Но и после этого не многие новгородцы сразу приняли крещение.
Остальных дружинники силой загоняли в Волхов, и потому в Новгороде возникла поговорка, что их «Путята крестил мечом, а Добрыня – огнем». И самый первый акт крещения растянулся в Новгороде на целый месяц. Однако и после этого многие новгородцы в душе оставались язычниками, а то и двоеверцами. Во всяком случае, языческие волхвы появлялись в Новгороде и два и три века спустя.
Язычество необычайно прочно удерживало позиции во многих, особенно северо-восточных, районах, а также в Ростове Великом и Муроме. Там принятие христианства затянулось на век с лишним.
Чаще всего русичи внешне выказывали покорность и не очень активно сопротивлялись самому обряду крещения, оставаясь в душе прежними язычниками. И автор «Повести временных лет» со скорбью заявляет: «Словом называемся христианами, а на деле живем, как поганые… Ведь если кто встретит попа или монаха, то возвращается домой, так же встретив отшельника или свинью, – разве это не по-поганому?»
Христианское благочестие, то есть истинное богопочитание и исполнение заветов церкви на деле, жизнь благопристойная, спокойная, упорядоченная предусматривали отказ от многих плотских утех, от всяческого греха, который выражался в поступках, противных закону Божию, когда более всего торжествовала грешная, всесильная плоть, а слабый, затемненный дух молчал. И воистину было все по пословице: «Грехи любезны доводят до бездны», то есть до ада.
А язычество не знало запретов, обуздывающих плоть. Язычники пили вино без меры. Многоженство, а также и супружеская неверность были частью бытия; они не знали постов, и аскетизм православных праведников был им не только глубоко чужд, но и отвратителен.
И потому новообращенные христиане говаривали: «Рожденные во плоти причастны греху». Их плоть бунтовала против церковных запретов, и они не хотели обуздывать ее, впадая в плотоугодие, которое церковь уподобляла скотству. А язычники превыше всего ценили свободу от каких-либо запретов, и их любовь к вольной жизни на деле почти всегда превращалась в своеволие, принимая особенно уродливые формы в повальном пьянстве и драках, в которых нередко случались и смертоубийства. Эти пороки были настолько сильны и неискоренимы, что даже официальная церковь спасовала перед ними, записав в «Православном исповедании» – книге, изданной в XIX веке: «Грех сам по себе не существует, поелику он не сотворен Богом. Посему невозможно определить, в чем он состоит».

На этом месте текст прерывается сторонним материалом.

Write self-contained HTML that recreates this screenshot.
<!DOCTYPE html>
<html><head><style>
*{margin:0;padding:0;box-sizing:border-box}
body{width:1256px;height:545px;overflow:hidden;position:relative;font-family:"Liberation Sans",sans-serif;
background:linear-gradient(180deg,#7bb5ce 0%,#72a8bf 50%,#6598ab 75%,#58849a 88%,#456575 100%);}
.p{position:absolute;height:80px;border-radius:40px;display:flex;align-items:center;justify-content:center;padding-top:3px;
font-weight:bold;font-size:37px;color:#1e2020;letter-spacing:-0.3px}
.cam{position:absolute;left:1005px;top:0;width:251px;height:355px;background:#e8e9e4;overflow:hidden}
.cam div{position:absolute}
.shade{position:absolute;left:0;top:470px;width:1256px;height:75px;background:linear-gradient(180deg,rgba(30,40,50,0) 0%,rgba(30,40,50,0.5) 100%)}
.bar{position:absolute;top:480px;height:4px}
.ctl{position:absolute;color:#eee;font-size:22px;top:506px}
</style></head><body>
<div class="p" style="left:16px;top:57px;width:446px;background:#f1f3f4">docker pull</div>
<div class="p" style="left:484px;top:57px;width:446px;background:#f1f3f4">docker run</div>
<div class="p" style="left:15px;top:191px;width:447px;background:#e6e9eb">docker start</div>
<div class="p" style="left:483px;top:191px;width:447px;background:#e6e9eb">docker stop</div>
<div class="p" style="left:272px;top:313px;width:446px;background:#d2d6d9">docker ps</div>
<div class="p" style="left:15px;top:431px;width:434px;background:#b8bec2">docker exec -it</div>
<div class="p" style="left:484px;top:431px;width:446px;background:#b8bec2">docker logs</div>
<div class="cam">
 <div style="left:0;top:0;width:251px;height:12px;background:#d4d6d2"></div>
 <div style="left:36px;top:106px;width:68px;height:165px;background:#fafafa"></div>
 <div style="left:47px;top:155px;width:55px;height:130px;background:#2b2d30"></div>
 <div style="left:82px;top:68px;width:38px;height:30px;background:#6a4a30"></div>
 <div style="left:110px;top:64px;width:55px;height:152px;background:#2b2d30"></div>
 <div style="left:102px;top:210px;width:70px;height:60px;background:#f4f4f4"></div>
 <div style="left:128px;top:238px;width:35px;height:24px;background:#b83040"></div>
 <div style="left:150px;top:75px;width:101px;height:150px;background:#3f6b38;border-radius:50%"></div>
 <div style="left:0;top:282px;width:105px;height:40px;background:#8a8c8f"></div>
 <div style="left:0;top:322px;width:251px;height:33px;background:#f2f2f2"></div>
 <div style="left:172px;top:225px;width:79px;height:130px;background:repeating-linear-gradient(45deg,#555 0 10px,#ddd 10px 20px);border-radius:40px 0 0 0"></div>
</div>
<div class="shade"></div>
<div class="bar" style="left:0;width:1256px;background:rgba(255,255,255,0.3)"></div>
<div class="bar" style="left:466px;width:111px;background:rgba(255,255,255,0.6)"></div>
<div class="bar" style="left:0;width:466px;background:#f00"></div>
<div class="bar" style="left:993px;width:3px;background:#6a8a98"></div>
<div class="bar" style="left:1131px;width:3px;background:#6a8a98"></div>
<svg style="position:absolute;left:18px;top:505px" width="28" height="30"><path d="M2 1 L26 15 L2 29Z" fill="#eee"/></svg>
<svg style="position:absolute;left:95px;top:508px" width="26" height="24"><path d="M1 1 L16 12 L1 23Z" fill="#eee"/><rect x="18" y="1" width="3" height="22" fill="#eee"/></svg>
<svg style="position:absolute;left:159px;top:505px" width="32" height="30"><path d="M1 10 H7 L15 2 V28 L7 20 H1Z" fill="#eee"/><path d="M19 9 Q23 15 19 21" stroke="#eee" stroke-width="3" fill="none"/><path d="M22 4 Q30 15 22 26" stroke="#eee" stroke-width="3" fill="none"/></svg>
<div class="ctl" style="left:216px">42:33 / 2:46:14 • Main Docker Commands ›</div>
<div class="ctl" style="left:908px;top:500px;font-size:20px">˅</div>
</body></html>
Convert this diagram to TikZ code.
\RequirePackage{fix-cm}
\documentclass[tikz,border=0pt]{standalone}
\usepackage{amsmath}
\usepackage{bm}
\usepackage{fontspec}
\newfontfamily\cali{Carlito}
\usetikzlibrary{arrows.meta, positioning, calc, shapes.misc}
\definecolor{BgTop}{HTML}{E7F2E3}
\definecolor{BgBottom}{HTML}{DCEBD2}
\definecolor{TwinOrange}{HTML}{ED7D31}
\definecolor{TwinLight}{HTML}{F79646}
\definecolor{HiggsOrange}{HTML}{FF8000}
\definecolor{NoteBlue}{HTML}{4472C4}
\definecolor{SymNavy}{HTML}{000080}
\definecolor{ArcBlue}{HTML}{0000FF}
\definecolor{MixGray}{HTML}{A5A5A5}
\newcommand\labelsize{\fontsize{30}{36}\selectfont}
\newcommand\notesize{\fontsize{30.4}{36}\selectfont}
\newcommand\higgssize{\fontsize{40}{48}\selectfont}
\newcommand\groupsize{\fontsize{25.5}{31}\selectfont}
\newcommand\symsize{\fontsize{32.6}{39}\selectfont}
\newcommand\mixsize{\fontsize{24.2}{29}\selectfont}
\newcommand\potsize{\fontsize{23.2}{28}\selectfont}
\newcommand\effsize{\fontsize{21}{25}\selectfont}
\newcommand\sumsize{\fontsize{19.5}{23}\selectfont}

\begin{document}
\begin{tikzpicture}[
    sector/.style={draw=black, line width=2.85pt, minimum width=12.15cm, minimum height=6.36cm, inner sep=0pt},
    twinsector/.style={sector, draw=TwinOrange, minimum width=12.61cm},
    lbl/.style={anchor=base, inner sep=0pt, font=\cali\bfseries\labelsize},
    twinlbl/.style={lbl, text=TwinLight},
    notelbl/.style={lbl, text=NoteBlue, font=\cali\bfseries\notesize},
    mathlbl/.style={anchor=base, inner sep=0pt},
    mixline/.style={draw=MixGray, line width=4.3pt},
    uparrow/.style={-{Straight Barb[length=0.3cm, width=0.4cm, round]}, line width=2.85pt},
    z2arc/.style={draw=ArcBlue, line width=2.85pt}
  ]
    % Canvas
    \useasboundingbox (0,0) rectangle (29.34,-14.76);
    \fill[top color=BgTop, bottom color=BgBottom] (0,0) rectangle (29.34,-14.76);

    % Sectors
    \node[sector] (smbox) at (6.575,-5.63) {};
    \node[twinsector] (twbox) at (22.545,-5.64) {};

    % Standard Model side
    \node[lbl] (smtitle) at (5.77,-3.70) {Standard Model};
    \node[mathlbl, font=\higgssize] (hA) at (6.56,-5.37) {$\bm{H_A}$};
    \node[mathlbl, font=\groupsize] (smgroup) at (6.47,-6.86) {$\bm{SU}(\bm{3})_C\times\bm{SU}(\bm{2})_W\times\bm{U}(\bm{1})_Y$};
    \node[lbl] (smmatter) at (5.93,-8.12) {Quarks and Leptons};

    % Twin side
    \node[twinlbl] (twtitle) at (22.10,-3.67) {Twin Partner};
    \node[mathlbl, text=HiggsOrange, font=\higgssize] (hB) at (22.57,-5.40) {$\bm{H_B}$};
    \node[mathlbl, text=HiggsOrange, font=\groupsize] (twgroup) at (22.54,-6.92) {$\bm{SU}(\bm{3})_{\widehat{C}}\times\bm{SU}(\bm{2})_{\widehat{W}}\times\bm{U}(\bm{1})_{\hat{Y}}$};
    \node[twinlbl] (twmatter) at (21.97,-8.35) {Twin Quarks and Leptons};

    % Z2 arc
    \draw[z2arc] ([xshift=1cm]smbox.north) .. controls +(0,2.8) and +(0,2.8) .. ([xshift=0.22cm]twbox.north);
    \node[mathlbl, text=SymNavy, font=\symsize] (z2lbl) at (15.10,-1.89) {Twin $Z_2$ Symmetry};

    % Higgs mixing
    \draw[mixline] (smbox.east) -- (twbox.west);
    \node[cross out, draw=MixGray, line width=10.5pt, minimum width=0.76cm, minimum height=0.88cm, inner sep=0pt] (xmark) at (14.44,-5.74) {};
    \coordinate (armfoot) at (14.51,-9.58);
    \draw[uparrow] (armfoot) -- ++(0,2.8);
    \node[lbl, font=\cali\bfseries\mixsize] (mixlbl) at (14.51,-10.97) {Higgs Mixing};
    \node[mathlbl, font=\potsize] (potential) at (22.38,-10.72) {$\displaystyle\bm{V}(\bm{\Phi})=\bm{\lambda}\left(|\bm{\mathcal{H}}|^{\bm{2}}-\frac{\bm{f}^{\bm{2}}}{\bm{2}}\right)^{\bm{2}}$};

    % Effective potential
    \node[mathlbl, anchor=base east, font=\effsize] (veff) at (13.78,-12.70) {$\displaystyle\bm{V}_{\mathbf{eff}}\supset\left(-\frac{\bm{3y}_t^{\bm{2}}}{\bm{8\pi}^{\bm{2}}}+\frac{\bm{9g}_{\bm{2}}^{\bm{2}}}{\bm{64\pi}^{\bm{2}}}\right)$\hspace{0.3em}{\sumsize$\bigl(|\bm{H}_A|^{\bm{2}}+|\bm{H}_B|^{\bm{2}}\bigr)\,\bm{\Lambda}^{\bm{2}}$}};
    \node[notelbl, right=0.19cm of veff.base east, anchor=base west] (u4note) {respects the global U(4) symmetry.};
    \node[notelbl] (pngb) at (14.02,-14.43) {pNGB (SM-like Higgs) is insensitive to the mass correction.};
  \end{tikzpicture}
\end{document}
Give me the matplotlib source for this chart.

Поэтому даже через два с половиной столетия после крещения Руси краковский епископ Матвей писал аббату французского монастыря в Клерво Бернарду, которому послушно внимали кардиналы и папы: «Народ же русский множеством бесчисленному звездному небу подобный, и правило веры православной, и религии истинной установления не блюдет. Пренебрегая тем, что вне церкви католической (то есть „истинной“) нет места дароприношению, тот народ в дароприношении тела Господня (то есть в причащении), но и в уклонении от брака церковного, а равно в иных церкви таинствах позорно колеблется. Так заблуждениями различными и порочностью еретической от порога своего пропитанный, Христа лишь по имени признает, а по сути в глубине души отрицает».
И более того, еще через два с половиной века кардинал д’Эли писал в начале XV столетия: «Русские в такой степени сблизили свое христианство с язычеством, что трудно было сказать, что преобладало в его образовавшейся смеси: христианство ли, принявшее в себя языческие начала, или язычество, поглотившее христианское вероучение».